Significance of the ties

  • COVID Management: Australia is one of the few countries that has managed to combat COVID-19 so far through “controlled adaptation” by which the coronavirus has been suppressed to very low levels.
  • STEM: From farming practices through food processing, supply and distribution to consumers, the Australian agribusiness sector has the desired R&D capacity, experience and technical knowledge.
  • Natural resources: Australia is rich in natural resources that India’s growing economy needs. It also has huge reservoirs of strength in higher education, scientific and technological research.
  • Alliance with US: The two countries also have increasingly common military platforms as India’s defence purchases from the US continue to grow.
  • Affinity with ASEAN: Australia has deep economic, political and security connections with the ASEAN and a strategic partnership with one of the leading non-aligned nations, Indonesia.
  • Containing China: The Indo-Pacific region has the potential to facilitate connectivity and trade between India and Australia.

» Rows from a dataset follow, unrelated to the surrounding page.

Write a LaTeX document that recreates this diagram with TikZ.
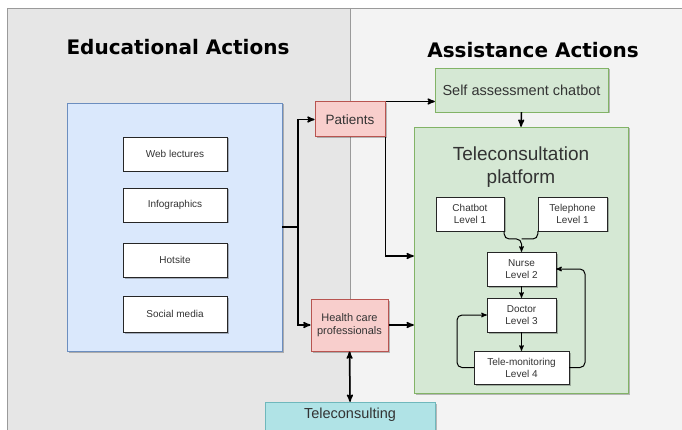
\documentclass[tikz,border=0pt]{standalone}
\usepackage{fontspec}
\setmainfont{Liberation Sans}
\newfontfamily\titlefont{DejaVu Sans}
\usetikzlibrary{arrows, shadows}

\definecolor{leftpanel}{HTML}{E6E6E6}
\definecolor{rightpanel}{HTML}{F3F3F3}
\definecolor{panelline}{HTML}{9A9A9A}
\definecolor{blueface}{HTML}{DAE8FC}
\definecolor{blueline}{HTML}{6C8EBF}
\definecolor{redface}{HTML}{F8CECC}
\definecolor{redline}{HTML}{B85450}
\definecolor{greenface}{HTML}{D5E8D4}
\definecolor{greenline}{HTML}{82B366}
\definecolor{cyanface}{HTML}{B0E3E6}
\definecolor{cyanline}{HTML}{6FB8BC}
\definecolor{boxtext}{HTML}{333333}

\begin{document}
\begin{tikzpicture}[x=1pt,y=-1pt,>=stealth',
  shade/.style={drop shadow={shadow xshift=1.5pt,shadow yshift=-1.5pt,opacity=0.25,fill=black}},
  box/.style={rectangle,shade,text=boxtext,align=center,inner sep=2pt},
  media/.style={box,fill=white,draw=black!85,minimum width=104,minimum height=34,font=\fontsize{10}{12}\selectfont},
  level/.style={box,fill=white,draw=black!85,minimum height=34,font=\fontsize{10}{12}\selectfont},
  target/.style={box,fill=redface,draw=redline,line width=1pt},
  service/.style={box,fill=greenface,draw=greenline},
  heading/.style={font=\titlefont\bfseries\fontsize{20}{24}\selectfont},
  link/.style={->,line width=1.5pt},
  inner/.style={->,line width=1pt,rounded corners=5pt}]

\useasboundingbox (0,0) rectangle (682,430);

% background panels
\fill[leftpanel] (7,8) rectangle (350,440);
\fill[rightpanel] (350,8) rectangle (690,440);
\draw[panelline] (7,440) -- (7,8) -- (690,8);
\draw[panelline,line width=0.6pt] (350,8) -- (350,440);

\node[heading] (edutitle) at (178,47) {Educational Actions};
\node[heading] (asstitle) at (533,50) {Assistance Actions};

% define the educational side
\node[box,fill=blueface,draw=blueline,minimum width=215,minimum height=248] (edu) at (174.5,227) {};
\node[media] (web)    at (175,154) {Web lectures};
\node[media] (info)   at (175,205) {Infographics};
\node[media] (hot)    at (175,260) {Hotsite};
\node[media,minimum height=36] (social) at (175,314) {Social media};

% define the target groups
\node[target,minimum width=70,minimum height=35,font=\fontsize{13.5}{16}\selectfont] (patients) at (350,119.5) {Patients};
\node[target,minimum width=77,minimum height=52,font=\fontsize{11}{13}\selectfont] (health) at (349.5,325) {Health care\\professionals};
\node[box,fill=cyanface,draw=cyanline,minimum width=170,minimum height=30,text height=13pt,text depth=11pt,
  inner sep=3pt,font=\fontsize{14.5}{17}\selectfont] (telecons) at (350,417) {Teleconsulting};

% define the assistance side
\node[service,minimum width=173,minimum height=44,font=\fontsize{14.5}{17}\selectfont] (self) at (521.5,90) {Self assessment chatbot};
\node[service,minimum width=214,minimum height=266] (platform) at (521,260) {};
\node[text=boxtext,align=center,font=\fontsize{19}{23}\selectfont] (ptitle) at (521,167) {Teleconsultation\\platform};

\node[level,minimum width=68] (chatbot)   at (470,214) {Chatbot\\Level 1};
\node[level,minimum width=69] (telephone) at (572.5,214) {Telephone\\Level 1};
\node[level,minimum width=69] (nurse)     at (521.5,269) {Nurse\\Level 2};
\node[level,minimum width=69] (doctor)    at (521.5,315) {Doctor\\Level 3};
\node[level,minimum width=95,minimum height=33] (tele) at (521.5,367.5) {Tele-monitoring\\Level 4};

\coordinate (split) at (298,227);
\coordinate (merge) at (521.5,239);
\coordinate (rloop) at (585,269);
\coordinate (lloop) at (457,315);

% define the links
\draw[line width=1.5pt] (edu.east) -- (split);
\draw[link] (split) |- (patients.west);
\draw[link] (split) |- (health.west);
\draw[link] (patients.north east) -- (patients.north east -| self.west);
\draw[link] (patients.south east) |- ([yshift=4pt]platform.west);
\draw[link] (health.east) -- (health.east -| platform.west);
\draw[link,<->] (health.south) -- (telecons.north);
\draw[link] (self.south) -- (platform.north);

\draw[inner] (chatbot.south east) |- (merge) -- (nurse.north);
\draw[line width=1pt,rounded corners=5pt] (telephone.south west) |- (merge);
\draw[inner] (nurse) -- (doctor);
\draw[inner] (doctor) -- (tele);
\draw[inner] (tele.east) -| (rloop) -- (nurse.east);
\draw[inner] (tele.west) -| (lloop) -- (doctor.west);

\end{tikzpicture}
\end{document}
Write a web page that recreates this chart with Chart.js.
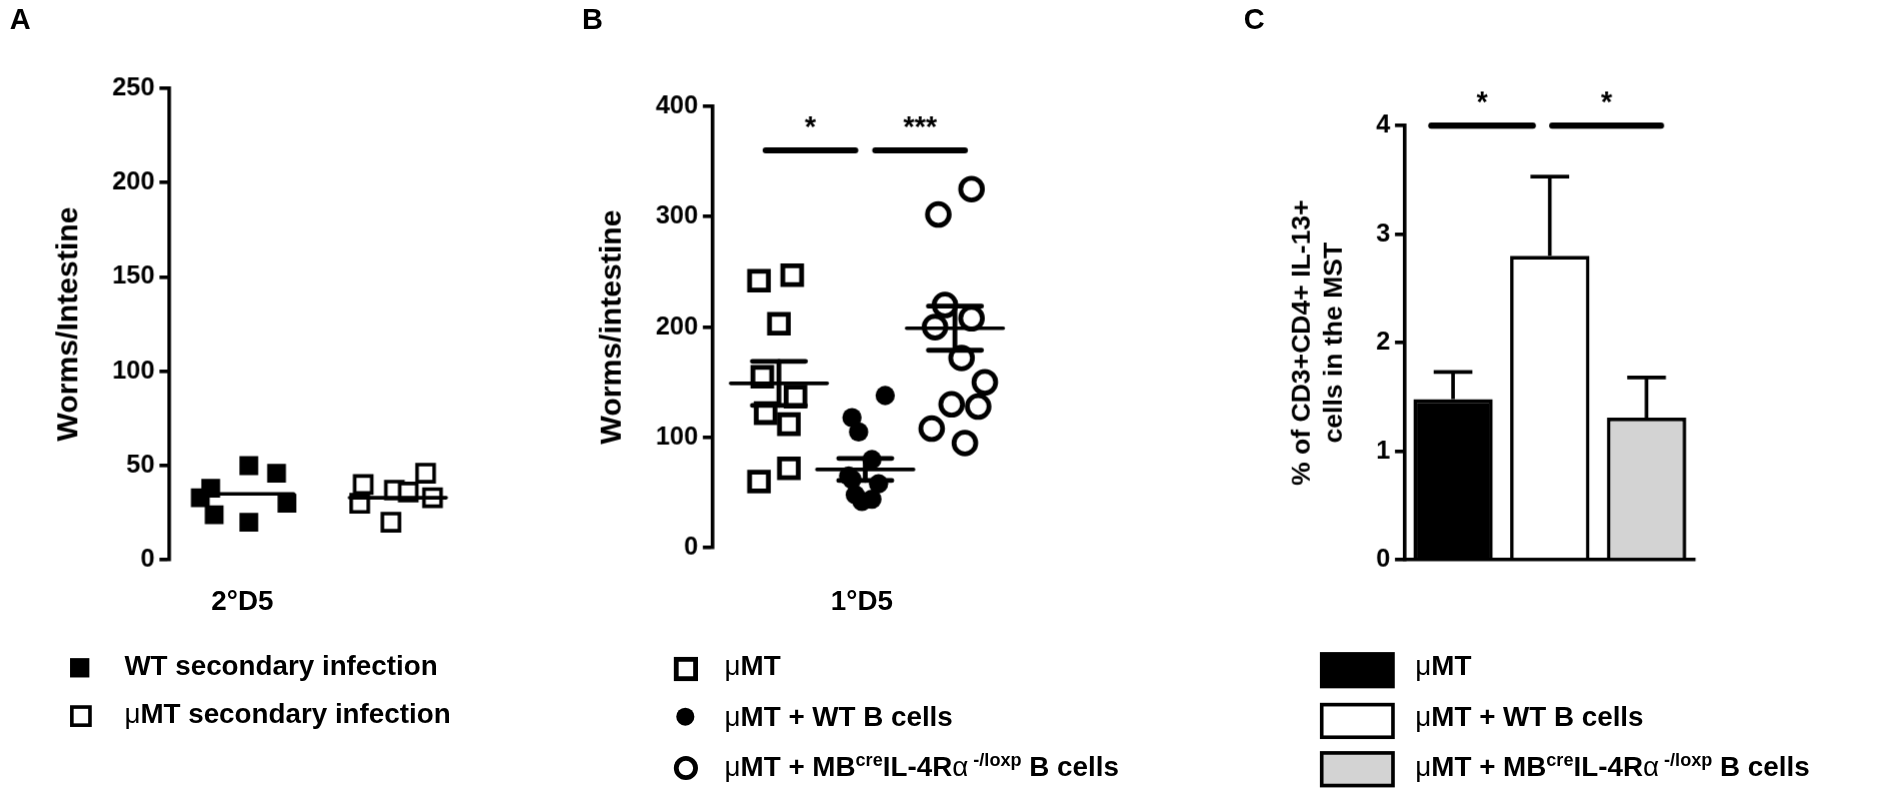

Both nations can leverage their equation in QUAD to contain China.

International cooperation

  • Support at UNSC: Australia supports India’s candidature in an expanded UN Security Council.
  • APEC: Australia   is   an   important   player   in   APEC   and   supports   India’s membership of the organisation. In 2008, Australia became an Observer in SAARC.

Some irritants in ties

  • Trade imbalance: India’s trade deficit with Australia has been increasing since 2001-02 due to India-Australia Free Trade Agreement. It is also a contentious issue in the ongoing RCEP negotiations which India left.
  • High tariff on agri products in India: India has a high tariff for agriculture and dairy products which makes it difficult for Australian exporters to export these items to India.
  • Non-tariff barriers in Australia: At the same time, India facesnon-tariff barriers and its skilled professionals in the Australian labour market face discrimination.
  • Visa Policy: India wants greater free movement and relaxed visa norms for its IT professionals, on which Australia is reluctant.
  • Future of QUAD: Australian lobby has sparked speculation over the fate of the Quadrilateral Consultative Dialogue (the ‘Quad) involving India, Australia, Japan and the United States.
  • Nuclear reluctance: Building consensus on non-nuclear proliferation and disarmament has been a major hurdle given India’s status as a nuclear power.     
  • Racism against Indians: Increasing Racist attacks on Indians in Australia has been a major issue.  

Way forward

  • Upgradation of 2+2 format: It is prudent too for New Delhi and Canberra to elevate the ‘two plus two’ format for talks from the Secretary level to the level of Foreign and Defence Ministers.
  • Removal of trade barriers: Both nations need to resolve disputes at the WTO with regard to the Australian sector can act as a serious impediment.
  • Balancing China: An ‘engage and balance’ China strategy is the best alternative to the dead end of containment.

Conclusion

  • Given the changing geopolitics, both Canberra and New Delhi are keen to move beyond mere rhetoric and build a robust partnership
  • The key is to keep the Australia story thriving in India, and India story thriving in Australia on a consistent basis in public memory.
  • This involves a holistic multi-stakeholder strategy and approach which deepens understanding and appreciation of each other.